At the end of the day there comes a point with internet discussions where we have to agree to disagree. You’ve done what you’ve done and you’re happy with it. I would do it differently. It’s up to the reader to make a decision about what they would want for their motor.
It has been a while since I did this, but I am certain that the screws supplied with my kit were of a length that didn’t require a through hole.
The supplied screws were also a cheap, coarse thread, self-tapping affair that I replaced with high-quality, fine thread machine screws.
So, what I did was substantially better than what the suppliers of these kits expect to do the job, and what I’m sure a vast majority of owners are living with. I’ve never once heard of one of those kits coming loose, so I have total confidence in the work I did.
I remember it being substantially more than 3-4 threads with my fine thread screws, but I’ll give the benefit of the doubt on that.
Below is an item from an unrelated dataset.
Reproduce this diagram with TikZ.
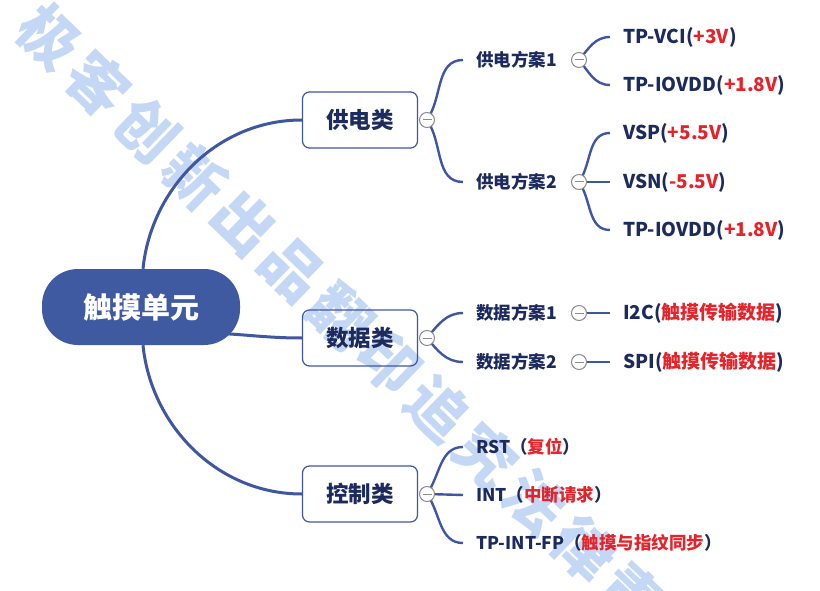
\documentclass[tikz,border=0pt]{standalone}
\usepackage{fontspec}
\setmainfont{Noto Sans CJK SC}
\usetikzlibrary{calc}
\pgfdeclarelayer{background}
\pgfdeclarelayer{marks}
\pgfsetlayers{marks,background,main}
\definecolor{navy}{HTML}{1C2A5E}
\definecolor{lineblue}{HTML}{3F57A0}
\definecolor{rootblue}{HTML}{3F5AA0}
\definecolor{vred}{HTML}{E5232B}
\definecolor{wm}{HTML}{5C92E2}
\definecolor{circgray}{HTML}{8C8C8C}
\begin{document}
\begin{tikzpicture}[x=1pt,y=-1pt,
  rootnode/.style={rounded corners=36pt, fill=rootblue, text=white, minimum width=198pt, minimum height=76pt, inner sep=0pt, font=\bfseries\fontsize{29}{29}\selectfont},
  catnode/.style={draw=lineblue, line width=1.2pt, rounded corners=7pt, minimum width=115pt, minimum height=56pt, inner sep=0pt, text=navy, font=\bfseries\fontsize{22.5}{22.5}\selectfont},
  subnode/.style={anchor=west, inner xsep=13pt, inner ysep=2pt, text=navy, font=\bfseries\fontsize{17.5}{17.5}\selectfont},
  leafnode/.style={anchor=west, inner xsep=13pt, inner ysep=2pt, text=navy, font=\bfseries\fontsize{19}{19}\selectfont},
  foldnode/.style={circle, draw=circgray, fill=white, line width=1pt, minimum size=15pt, inner sep=0pt},
  foldminus/.style={draw=circgray, line width=1pt},
  rootlink/.style={draw=lineblue, line width=3pt},
  link/.style={draw=lineblue, line width=2.4pt},
  wmchar/.style={rotate=-44, text=wm, text opacity=0.36, font=\bfseries\fontsize{60}{60}\selectfont, inner sep=0pt}
]
\useasboundingbox (0,0) rectangle (820,591);

% root
\node[rootnode] (root) at (141,307) {触摸单元};

% categories
\node[catnode] (c1) at (360,120) {供电类};
\node[catnode] (c2) at (360,338) {数据类};
\node[catnode] (c3) at (360,494) {控制类};

% fold circles at categories
\node[foldnode] (f1) at (427,120) {};
\node[foldnode] (f2) at (427,338) {};
\node[foldnode] (f3) at (427,494) {};

% sub nodes
\node[subnode] (s1) at (463,60) {供电方案1};
\node[subnode] (s2) at (463,182) {供电方案2};
\node[subnode] (s3) at (463,313) {数据方案1};
\node[subnode] (s4) at (463,362) {数据方案2};
\node[subnode] (s5) at (463,447) {RST（\textcolor{vred}{复位}）};
\node[subnode] (s6) at (463,495) {INT（\textcolor{vred}{中断请求}）};
\node[subnode] (s7) at (463,543) {TP-INT-FP（\textcolor{vred}{触摸与指纹同步}）};

% fold circles at subs
\node[foldnode] (g1) at (579,60) {};
\node[foldnode] (g2) at (579,182) {};
\node[foldnode] (g3) at (579,313) {};
\node[foldnode] (g4) at (579,362) {};

% leaves
\node[leafnode] (l1) at (610,37) {TP-VCI(\textcolor{vred}{+3V})};
\node[leafnode] (l2) at (610,85) {TP-IOVDD(\textcolor{vred}{+1.8V})};
\node[leafnode] (l3) at (610,133) {VSP(\textcolor{vred}{+5.5V})};
\node[leafnode] (l4) at (610,182) {VSN(\textcolor{vred}{-5.5V})};
\node[leafnode] (l5) at (610,230) {TP-IOVDD(\textcolor{vred}{+1.8V})};
\node[leafnode] (l6) at (610,313) {I2C(\textcolor{vred}{触摸传输数据})};
\node[leafnode] (l7) at (610,362) {SPI(\textcolor{vred}{触摸传输数据})};

\foreach \f in {f1,f2,f3,g1,g2,g3,g4}{
  \draw[foldminus] ([xshift=-4.5pt]\f.center) -- ([xshift=4.5pt]\f.center);
}

\begin{pgfonlayer}{background}
  % root links
  \draw[rootlink] ([xshift=2pt]root.north) .. controls +(8,-80) and +(-85,0) .. (c1.west);
  \draw[rootlink] ([xshift=-30pt,yshift=-26pt]root.east) to[out=-2,in=180] (c2.west);
  \draw[rootlink] ([xshift=2pt]root.south) .. controls +(8,80) and +(-85,0) .. (c3.west);
  % category to sub
  \draw[link] (f1.center) to[out=55,in=180] (s1.west);
  \draw[link] (f1.center) to[out=-55,in=180] (s2.west);
  \draw[link] (f2.center) to[out=50,in=180] (s3.west);
  \draw[link] (f2.center) to[out=-50,in=180] (s4.west);
  \draw[link] (f3.center) to[out=55,in=180] (s5.west);
  \draw[link] (f3.center) -- (s6.west);
  \draw[link] (f3.center) to[out=-55,in=180] (s7.west);
  % sub to leaf
  \draw[link] (g1.center) to[out=50,in=180] (l1.west);
  \draw[link] (g1.center) to[out=-50,in=180] (l2.west);
  \draw[link] (g2.center) to[out=55,in=180] (l3.west);
  \draw[link] (g2.center) -- (l4.west);
  \draw[link] (g2.center) to[out=-55,in=180] (l5.west);
  \draw[link] (g3.center) -- (l6.west);
  \draw[link] (g4.center) -- (l7.west);
\end{pgfonlayer}

% watermark (behind everything)
\begin{pgfonlayer}{marks}
\fill[white] (0,0) rectangle (820,591);
\foreach \ch [count=\i from 0] in {极,客,创,新,出,品,翻,印,追,究,法,律,责,任}{
  \node[wmchar] (w\i) at (50+48.5*\i, 37+46.5*\i) {\ch};
}
\end{pgfonlayer}
\end{tikzpicture}
\end{document}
But, ultimately, you have to ask yourself what these “hold downs” are expected to do. It’s not providing hundreds of pounds of clamp load, like a bearing cap.
I can understand the use of fine thread screws in aluminum on items sun
Ch as the tach gen, where there is little tensional force. But I’d worry about it here where I think that that force could be significant over time. Just my 2 cents.
Where would this force come from? The tappet guides only see sliding force on them, and that isn’t much.
These are the screws that get supplied with many of these ‘hold down’ kits.
They are designed to resist the upward drift of a loose tappet guide. Something on the order of ‘tens’ of pounds would accomplish this.
Also, if this was something that required significant force, you’d want a plate that picks up on more than about 20% of the circumference of the guide.
But that’s enough to push them out on occasion, which if the hold down is installed would translate to tension on the screws. You’re correct in that the force may be small, but over time in a frequently repeated motion of thousands of times per minute, would that cause an issue?